• Written problem
Set down each line of the data below exactly as it stands, dropping the pictures.

• Data provided

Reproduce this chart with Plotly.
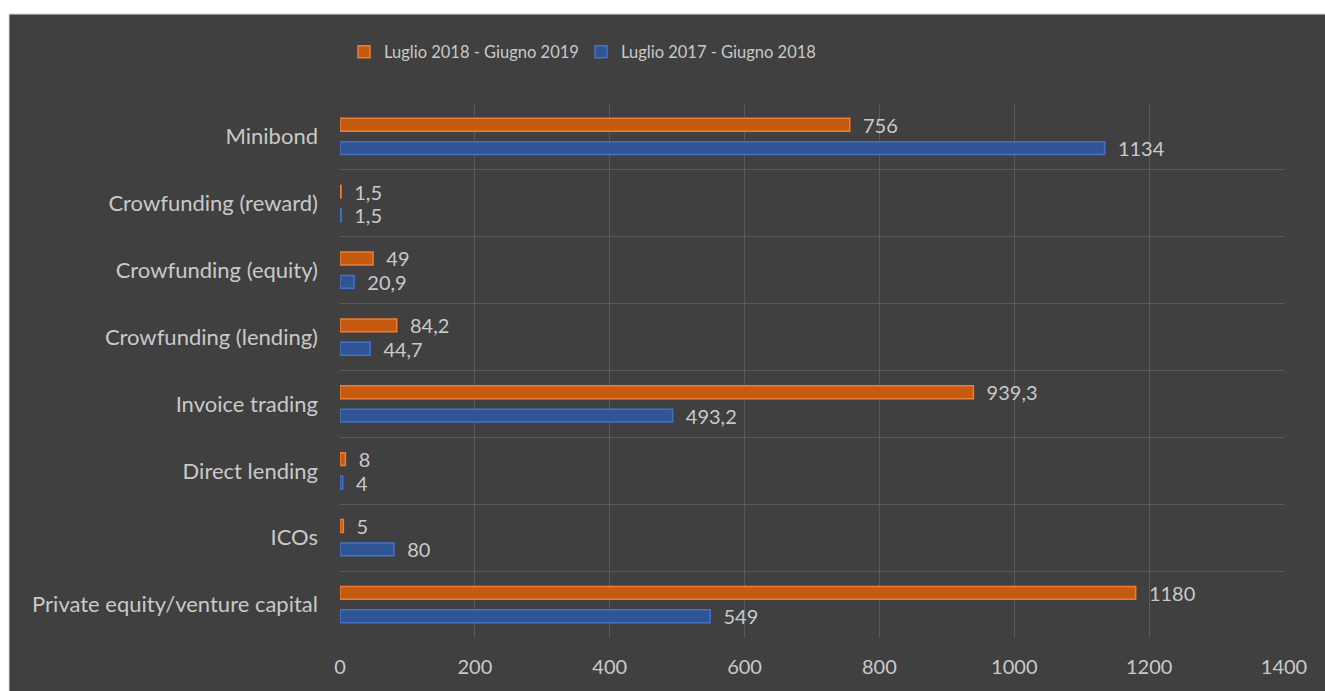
import plotly.graph_objects as go

categories = ["Minibond", "Crowfunding (reward)", "Crowfunding (equity)", "Crowfunding (lending)",
              "Invoice trading", "Direct lending", "ICOs", "Private equity/venture capital"]
series_2018_2019 = [756, 1.5, 49, 84.2, 939.3, 8, 5, 1180]
series_2017_2018 = [1134, 1.5, 20.9, 44.7, 493.2, 4, 80, 549]
name_2018_2019 = "Luglio 2018 - Giugno 2019"
name_2017_2018 = "Luglio 2017 - Giugno 2018"
x_ticks = [0, 200, 400, 600, 800, 1000, 1200, 1400]

def fmt(v):
    return "  " + f"{v:g}".replace(".", ",")

TXT = "#C9C9C9"
FONT = "Lato"

fig = go.Figure()
fig.add_trace(go.Bar(
    y=categories, x=series_2018_2019, orientation="h", name=name_2018_2019,
    marker=dict(color="#C55A11", line=dict(color="#ED7D31", width=1.5)),
    text=[fmt(v) for v in series_2018_2019], textposition="outside", cliponaxis=False,
    constraintext="none",
    textfont=dict(color=TXT, size=20, family=FONT),
))
fig.add_trace(go.Bar(
    y=categories, x=series_2017_2018, orientation="h", name=name_2017_2018,
    marker=dict(color="#2F5597", line=dict(color="#4472C4", width=1.5)),
    text=[fmt(v) for v in series_2017_2018], textposition="outside", cliponaxis=False,
    constraintext="none",
    textfont=dict(color=TXT, size=20, family=FONT),
))

L, R, T, B = 340, 41, 103, 53
W, H = 1325, 691
pw, ph = W - L - R, H - T - B

fig.add_shape(type="rect", xref="paper", yref="paper", layer="below",
              x0=(9 - L) / pw, x1=(W + 5 - L) / pw,
              y0=-(B + 5) / ph, y1=1 + (T - 14) / ph,
              fillcolor="#404040", line=dict(color="#D9D9D9", width=1))

fig.update_layout(
    width=W, height=H,
    margin=dict(l=L, r=R, t=T, b=B, autoexpand=False),
    paper_bgcolor="white", plot_bgcolor="#404040",
    barmode="group", bargap=0.30, bargroupgap=0.45,
    font=dict(family=FONT, color=TXT, size=18),
    showlegend=True,
    legend=dict(orientation="h", x=4 / pw, xanchor="left",
                y=1 + (T - 52) / ph, yanchor="middle",
                font=dict(size=16.5, color=TXT, family=FONT),
                bgcolor="rgba(0,0,0,0)", itemwidth=30, entrywidthmode="pixels", entrywidth=192),
    xaxis=dict(range=[0, 1400], tickvals=x_ticks, showgrid=True, gridcolor="#5A5A5A",
               gridwidth=1, zeroline=False, showline=False, ticks="",
               ticklabelstandoff=15, tickfont=dict(size=20, color=TXT, family=FONT)),
    yaxis=dict(autorange="reversed", type="category", tickson="boundaries",
               showgrid=True, gridcolor="#5A5A5A", gridwidth=1, showline=False,
               ticks="", ticklabelstandoff=21, tickfont=dict(size=22, color=TXT, family=FONT)),
)

fig.write_html("out.html")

• Answer to this problem
Reproduce this chart with Plotly.
import plotly.graph_objects as go

categories = ["Minibond", "Crowfunding (reward)", "Crowfunding (equity)", "Crowfunding (lending)",
              "Invoice trading", "Direct lending", "ICOs", "Private equity/venture capital"]
series_2018_2019 = [756, 1.5, 49, 84.2, 939.3, 8, 5, 1180]
series_2017_2018 = [1134, 1.5, 20.9, 44.7, 493.2, 4, 80, 549]
name_2018_2019 = "Luglio 2018 - Giugno 2019"
name_2017_2018 = "Luglio 2017 - Giugno 2018"
x_ticks = [0, 200, 400, 600, 800, 1000, 1200, 1400]

def fmt(v):
    return "  " + f"{v:g}".replace(".", ",")

TXT = "#C9C9C9"
FONT = "Lato"

fig = go.Figure()
fig.add_trace(go.Bar(
    y=categories, x=series_2018_2019, orientation="h", name=name_2018_2019,
    marker=dict(color="#C55A11", line=dict(color="#ED7D31", width=1.5)),
    text=[fmt(v) for v in series_2018_2019], textposition="outside", cliponaxis=False,
    constraintext="none",
    textfont=dict(color=TXT, size=20, family=FONT),
))
fig.add_trace(go.Bar(
    y=categories, x=series_2017_2018, orientation="h", name=name_2017_2018,
    marker=dict(color="#2F5597", line=dict(color="#4472C4", width=1.5)),
    text=[fmt(v) for v in series_2017_2018], textposition="outside", cliponaxis=False,
    constraintext="none",
    textfont=dict(color=TXT, size=20, family=FONT),
))

L, R, T, B = 340, 41, 103, 53
W, H = 1325, 691
pw, ph = W - L - R, H - T - B

fig.add_shape(type="rect", xref="paper", yref="paper", layer="below",
              x0=(9 - L) / pw, x1=(W + 5 - L) / pw,
              y0=-(B + 5) / ph, y1=1 + (T - 14) / ph,
              fillcolor="#404040", line=dict(color="#D9D9D9", width=1))

fig.update_layout(
    width=W, height=H,
    margin=dict(l=L, r=R, t=T, b=B, autoexpand=False),
    paper_bgcolor="white", plot_bgcolor="#404040",
    barmode="group", bargap=0.30, bargroupgap=0.45,
    font=dict(family=FONT, color=TXT, size=18),
    showlegend=True,
    legend=dict(orientation="h", x=4 / pw, xanchor="left",
                y=1 + (T - 52) / ph, yanchor="middle",
                font=dict(size=16.5, color=TXT, family=FONT),
                bgcolor="rgba(0,0,0,0)", itemwidth=30, entrywidthmode="pixels", entrywidth=192),
    xaxis=dict(range=[0, 1400], tickvals=x_ticks, showgrid=True, gridcolor="#5A5A5A",
               gridwidth=1, zeroline=False, showline=False, ticks="",
               ticklabelstandoff=15, tickfont=dict(size=20, color=TXT, family=FONT)),
    yaxis=dict(autorange="reversed", type="category", tickson="boundaries",
               showgrid=True, gridcolor="#5A5A5A", gridwidth=1, showline=False,
               ticks="", ticklabelstandoff=21, tickfont=dict(size=22, color=TXT, family=FONT)),
)

fig.write_html("out.html")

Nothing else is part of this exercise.